> [To be done] From the listing below, extract each line containing the string "chart".

[Collected data]
◇ ◇ ◇ ◇ ◇ ◇ ◇

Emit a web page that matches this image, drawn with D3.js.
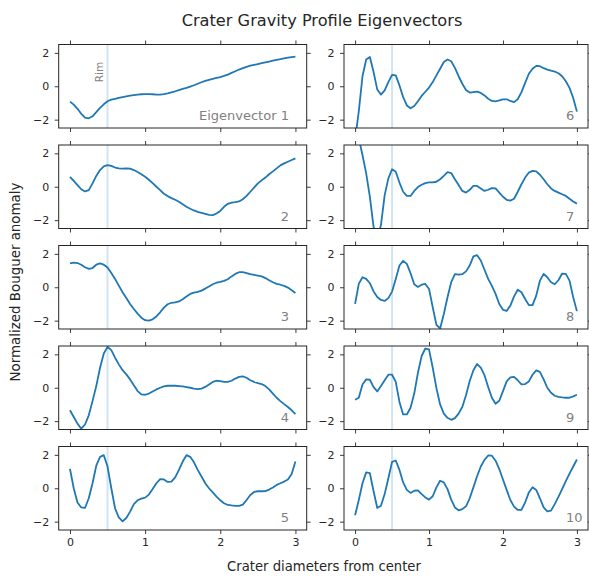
<!DOCTYPE html>
<html>
<head>
<meta charset="utf-8">
<script src="https://cdn.jsdelivr.net/npm/d3@7"></script>
<style>
  body { margin: 0; background: #fff; }
  svg { font-family: "DejaVu Sans", sans-serif; }
</style>
</head>
<body>
<div id="chart"></div>
<script>
// x grid: crater diameters from center, 0 to 3 in 0.05 steps
const xs = d3.range(61).map(i => +(i * 0.05).toFixed(2));

const ev1 = [-0.92,-1.1,-1.35,-1.65,-1.88,-1.92,-1.8,-1.55,-1.3,-1.08,-0.9,-0.8,-0.75,-0.7,-0.65,-0.6,-0.56,-0.53,-0.5,-0.48,-0.47,-0.47,-0.48,-0.5,-0.5,-0.47,-0.42,-0.36,-0.3,-0.23,-0.16,-0.1,-0.02,0.06,0.15,0.24,0.32,0.38,0.44,0.5,0.55,0.62,0.7,0.8,0.9,1.0,1.08,1.16,1.23,1.28,1.33,1.38,1.43,1.48,1.53,1.58,1.62,1.67,1.71,1.75,1.78];
const ev2 = [0.59,0.35,0.1,-0.15,-0.28,-0.2,0.2,0.65,1.0,1.22,1.29,1.25,1.15,1.1,1.08,1.1,1.09,1.0,0.88,0.75,0.6,0.42,0.22,0.0,-0.2,-0.42,-0.56,-0.68,-0.78,-0.9,-1.05,-1.2,-1.32,-1.42,-1.5,-1.56,-1.62,-1.68,-1.7,-1.6,-1.45,-1.2,-1.02,-0.95,-0.92,-0.88,-0.75,-0.55,-0.3,-0.05,0.2,0.38,0.55,0.75,0.92,1.1,1.28,1.4,1.5,1.6,1.7];
const ev3 = [1.43,1.48,1.45,1.35,1.2,1.1,1.15,1.35,1.43,1.35,1.18,0.85,0.5,0.1,-0.3,-0.65,-1.0,-1.3,-1.58,-1.82,-1.97,-2.0,-1.92,-1.75,-1.5,-1.22,-1.02,-0.93,-0.9,-0.85,-0.72,-0.55,-0.4,-0.32,-0.28,-0.2,-0.08,0.05,0.18,0.27,0.32,0.38,0.48,0.65,0.8,0.9,0.9,0.85,0.78,0.74,0.7,0.65,0.55,0.42,0.3,0.2,0.15,0.08,-0.02,-0.18,-0.34];
const ev4 = [-1.35,-1.75,-2.15,-2.45,-2.2,-1.65,-0.8,0.1,1.2,2.05,2.45,2.25,1.8,1.4,1.05,0.8,0.5,0.15,-0.2,-0.4,-0.42,-0.35,-0.22,-0.1,0.0,0.08,0.12,0.13,0.12,0.1,0.08,0.04,0.0,-0.05,-0.08,-0.05,0.05,0.2,0.35,0.42,0.4,0.35,0.35,0.42,0.55,0.65,0.68,0.6,0.45,0.35,0.28,0.22,0.1,-0.1,-0.35,-0.6,-0.8,-0.98,-1.15,-1.35,-1.58];
const ev5 = [1.16,0.0,-0.85,-1.15,-1.18,-0.6,0.3,1.35,1.88,1.98,1.3,0.0,-1.2,-1.75,-1.98,-1.78,-1.4,-0.95,-0.72,-0.62,-0.56,-0.38,-0.05,0.3,0.55,0.53,0.38,0.4,0.65,1.1,1.6,1.98,1.88,1.55,1.1,0.7,0.3,0.0,-0.25,-0.5,-0.72,-0.9,-1.0,-1.03,-1.05,-1.06,-0.98,-0.7,-0.4,-0.22,-0.18,-0.18,-0.17,-0.08,0.05,0.2,0.3,0.4,0.52,0.85,1.6];
const ev6 = [-3.2,-1.5,0.6,1.6,1.75,0.85,-0.2,-0.5,-0.25,0.25,0.68,0.65,0.05,-0.65,-1.15,-1.32,-1.18,-0.9,-0.58,-0.33,-0.08,0.25,0.65,1.05,1.45,1.6,1.5,1.1,0.6,0.15,-0.22,-0.38,-0.35,-0.32,-0.4,-0.55,-0.75,-0.88,-0.9,-0.85,-0.78,-0.78,-0.88,-0.95,-0.78,-0.35,0.2,0.75,1.05,1.22,1.2,1.08,1.0,0.93,0.88,0.78,0.6,0.3,-0.1,-0.7,-1.52];
const ev7 = [3.8,2.9,1.9,0.8,-0.6,-2.4,-3.0,-2.3,-0.5,0.5,1.05,0.9,0.25,-0.3,-0.55,-0.55,-0.25,-0.02,0.12,0.22,0.26,0.26,0.3,0.45,0.65,0.87,0.82,0.45,0.1,-0.25,-0.35,-0.18,0.05,0.05,-0.1,-0.25,-0.18,-0.08,-0.1,-0.35,-0.6,-0.78,-0.83,-0.72,-0.3,0.15,0.55,0.85,0.95,0.92,0.72,0.45,0.15,-0.1,-0.25,-0.35,-0.45,-0.55,-0.72,-0.88,-1.01];
const ev8 = [-1.0,0.2,0.6,0.5,0.24,-0.25,-0.58,-0.76,-0.82,-0.65,-0.26,0.5,1.3,1.58,1.4,0.84,0.18,0.02,0.15,0.2,-0.1,-1.2,-2.25,-2.47,-1.6,-0.6,0.3,0.78,0.75,0.78,0.95,1.3,1.85,1.92,1.6,1.05,0.5,0.08,-0.4,-1.0,-1.35,-1.42,-1.1,-0.55,-0.15,-0.3,-0.7,-1.07,-1.07,-0.5,0.4,0.8,0.6,0.3,0.18,0.42,0.82,0.8,0.4,-0.6,-1.43];
const ev9 = [-0.72,-0.6,0.2,0.5,0.48,0.04,-0.22,0.1,0.45,0.78,0.78,0.35,-0.85,-1.6,-1.6,-1.2,-0.35,0.9,1.9,2.35,2.3,1.2,-0.02,-1.0,-1.55,-1.8,-1.92,-1.82,-1.55,-1.15,-0.45,0.4,1.05,1.42,1.2,0.75,0.05,-0.6,-0.96,-0.78,-0.2,0.38,0.62,0.65,0.45,0.2,0.22,0.38,0.78,1.04,0.95,0.5,0.0,-0.3,-0.48,-0.55,-0.58,-0.6,-0.6,-0.52,-0.42];
const ev10 = [-1.62,-0.7,0.3,0.95,0.9,-0.18,-1.18,-1.05,-0.35,0.6,1.58,1.66,1.1,0.35,-0.1,-0.28,-0.15,-0.13,-0.35,-0.55,-0.68,-0.48,0.05,0.45,0.35,-0.05,-0.68,-1.15,-1.32,-1.25,-1.08,-0.6,0.05,0.72,1.3,1.7,1.96,1.95,1.65,1.15,0.52,-0.1,-0.7,-1.1,-1.3,-1.3,-0.85,-0.25,0.06,-0.1,-0.6,-1.15,-1.38,-1.34,-0.95,-0.52,-0.05,0.42,0.88,1.3,1.72];

const series = [ev1, ev2, ev3, ev4, ev5, ev6, ev7, ev8, ev9, ev10];
const labels = ["1", "2", "3", "4", "5", "6", "7", "8", "9", "10"];
const rimX = 0.5;
const xTicks = [0, 1, 2, 3];
const yTicks = [-2, 0, 2];

const width = 589, height = 576;
const colLeft = [58.7, 344];
const panelW = [248, 244];
const rowTop = 44.5, rowStep = 100.5, panelH = 83.5;

const svg = d3.select("#chart").append("svg")
    .attr("width", width)
    .attr("height", height);

const line = d3.line();

series.forEach((vals, i) => {
    const col = i < 5 ? 0 : 1;
    const row = i % 5;
    const x0 = colLeft[col], y0 = rowTop + row * rowStep;
    const w = panelW[col];

    const x = d3.scaleLinear().domain([-0.15, 3.15]).range([0, w]);
    const y = d3.scaleLinear().domain([-2.5, 2.5]).range([panelH, 0]);

    const g = svg.append("g").attr("transform", `translate(${x0},${y0})`);

    g.append("clipPath").attr("id", `clip${i}`)
        .append("rect").attr("width", w).attr("height", panelH);

    // rim marker
    g.append("line")
        .attr("x1", x(rimX)).attr("x2", x(rimX))
        .attr("y1", 0).attr("y2", panelH)
        .attr("stroke", "#1f77b4").attr("stroke-opacity", 0.2)
        .attr("stroke-width", 2);

    g.append("path")
        .attr("clip-path", `url(#clip${i})`)
        .attr("d", line(xs.map((xv, k) => [x(xv), y(vals[k])])))
        .attr("fill", "none")
        .attr("stroke", "#1f77b4")
        .attr("stroke-width", 1.8)
        .attr("stroke-linejoin", "round");

    // axes on all four sides, ticks outward
    const bottom = d3.axisBottom(x).tickValues(xTicks).tickSize(4).tickPadding(4.5)
        .tickFormat(d3.format("d"));
    if (row !== 4) bottom.tickFormat("");
    g.append("g").attr("transform", `translate(0,${panelH})`).call(bottom);
    g.append("g").call(d3.axisTop(x).tickValues(xTicks).tickSize(4).tickFormat(""));
    g.append("g").call(d3.axisLeft(y).tickValues(yTicks).tickSize(4).tickPadding(5.5)
        .tickFormat(d => d < 0 ? "\u2212" + Math.abs(d) : d));
    g.append("g").attr("transform", `translate(${w},0)`)
        .call(d3.axisRight(y).tickValues(yTicks).tickSize(4).tickFormat(""));

    g.selectAll(".domain").remove();
    g.selectAll(".tick text").attr("font-size", 11).attr("fill", "#262626")
        .attr("font-family", "DejaVu Sans");
    g.selectAll(".tick line").attr("stroke", "#262626").attr("stroke-width", 0.9);

    g.append("rect")
        .attr("width", w).attr("height", panelH)
        .attr("fill", "none").attr("stroke", "#262626").attr("stroke-width", 1);

    // eigenvector number, left-aligned at a fixed spot near bottom right
    g.append("text")
        .attr("x", 222).attr("y", panelH - 8)
        .attr("font-size", 13)
        .attr("fill", "#808080")
        .text(labels[i]);

    if (i === 0) {
        g.append("text")
            .attr("x", 222 - 4.2).attr("y", panelH - 8)
            .attr("text-anchor", "end")
            .attr("font-size", 13)
            .attr("fill", "#808080")
            .text("Eigenvector");

        g.append("text")
            .attr("transform", `translate(${x(rimX) - 4.5},${y(0.85)}) rotate(-90)`)
            .attr("text-anchor", "middle")
            .attr("font-size", 10.5)
            .attr("fill", "#808080")
            .text("Rim");
    }
});

svg.append("text")
    .attr("x", 322).attr("y", 26)
    .attr("text-anchor", "middle")
    .attr("font-size", 16.2)
    .attr("fill", "#262626")
    .text("Crater Gravity Profile Eigenvectors");

svg.append("text")
    .attr("x", 324).attr("y", 571)
    .attr("text-anchor", "middle")
    .attr("font-size", 13.2)
    .attr("fill", "#262626")
    .text("Crater diameters from center");

svg.append("text")
    .attr("transform", "translate(20,282) rotate(-90)")
    .attr("text-anchor", "middle")
    .attr("font-size", 13.4)
    .attr("fill", "#262626")
    .text("Normalized Bouguer anomaly");
</script>
</body>
</html>
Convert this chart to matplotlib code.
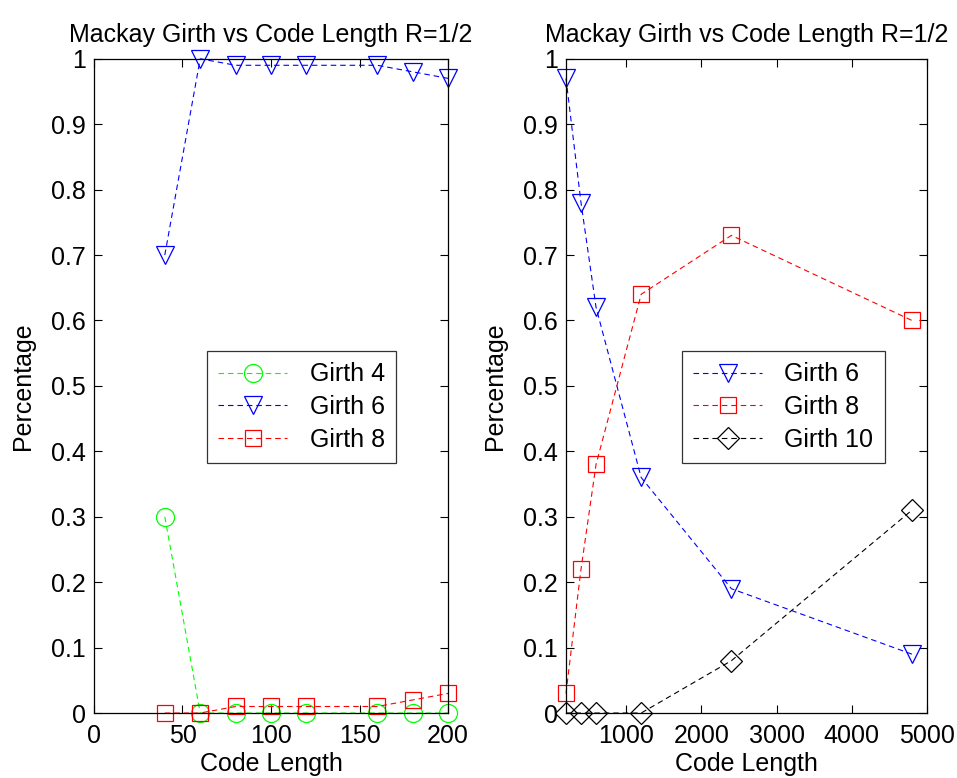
import numpy as np
import matplotlib
matplotlib.use("Agg")
import matplotlib.pyplot as plt

plt.rcParams['font.family'] = ['Liberation Sans', 'DejaVu Sans']

# short codes
len_short = [40, 60, 80, 100, 120, 160, 180, 200]
short_g4 = [0.30, 0, 0, 0, 0, 0, 0, 0]
short_g6 = [0.70, 1.00, 0.99, 0.99, 0.99, 0.99, 0.98, 0.97]
short_g8 = [0, 0, 0.01, 0.01, 0.01, 0.01, 0.02, 0.03]

# long codes
len_long = [200, 400, 600, 1200, 2400, 4800]
long_g6 = [0.97, 0.78, 0.62, 0.36, 0.19, 0.09]
long_g8 = [0.03, 0.22, 0.38, 0.64, 0.73, 0.60]
long_g10 = [0, 0, 0, 0, 0.08, 0.31]

TITLE = 'Mackay Girth vs Code Length R=1/2'
FS = 18

fig = plt.figure(figsize=(9.57, 7.78), dpi=100)
ax1 = fig.add_axes([0.0982, 0.0835, 0.370, 0.841])
ax2 = fig.add_axes([0.5914, 0.0835, 0.3772, 0.841])

style = dict(linestyle=(0, (5, 3.5)), linewidth=0.8, markerfacecolor='none',
             markeredgewidth=0.9, clip_on=False)

ax1.plot(len_short, short_g4, marker='o', markersize=13, color=(0, 1, 0),
         label='Girth 4', **style)
ax1.plot(len_short, short_g6, marker='v', markersize=13, color=(0, 0, 1),
         label='Girth 6', **style)
ax1.plot(len_short, short_g8, marker='s', markersize=11.5, color=(1, 0, 0),
         label='Girth 8', **style)
ax1.set_xlim(0, 200)
ax1.set_xticks([0, 50, 100, 150, 200])

ax2.plot(len_long, long_g6, marker='v', markersize=13, color=(0, 0, 1),
         label='Girth 6', **style)
ax2.plot(len_long, long_g8, marker='s', markersize=11.5, color=(1, 0, 0),
         label='Girth 8', **style)
ax2.plot(len_long, long_g10, marker='D', markersize=11, color='black',
         label='Girth 10', **style)
ax2.set_xlim(200, 5000)
ax2.set_xticks([1000, 2000, 3000, 4000, 5000])

yt = np.round(np.arange(0, 1.01, 0.1), 1)
ylab = ['0'] + ['%.1f' % v for v in yt[1:-1]] + ['1']

for ax, lx in ((ax1, 207), (ax2, 682)):
    ax.set_ylim(0, 1)
    ax.set_yticks(yt)
    ax.set_yticklabels(ylab)
    ax.tick_params(direction='in', top=True, right=True, labelsize=FS,
                   length=6, width=0.8, pad=6)
    ax.tick_params(axis='x', pad=8)
    for s in ax.spines.values():
        s.set_linewidth(0.9)
    ax.set_title(TITLE, fontsize=FS, pad=12)
    ax.set_xlabel('Code Length', fontsize=FS, labelpad=3)
    ax.set_ylabel('Percentage', fontsize=FS, labelpad=11)
    leg = ax.legend(loc='upper left', bbox_to_anchor=(lx / 957, 1 - 351 / 778),
                    bbox_transform=fig.transFigure,
                    fontsize=FS, frameon=True, fancybox=False, handlelength=2.75,
                    borderpad=0.45, labelspacing=0.35, handletextpad=0.9,
                    borderaxespad=0)
    leg.get_frame().set_edgecolor('black')
    leg.get_frame().set_linewidth(0.9)

fig.savefig('out.png', dpi=100)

◇ ◇ ◇ ◇ ◇ ◇ ◇

> [Solution]
<div id="chart"></div>
const svg = d3.select("#chart").append("svg")
Convert this chart to matplotlib code.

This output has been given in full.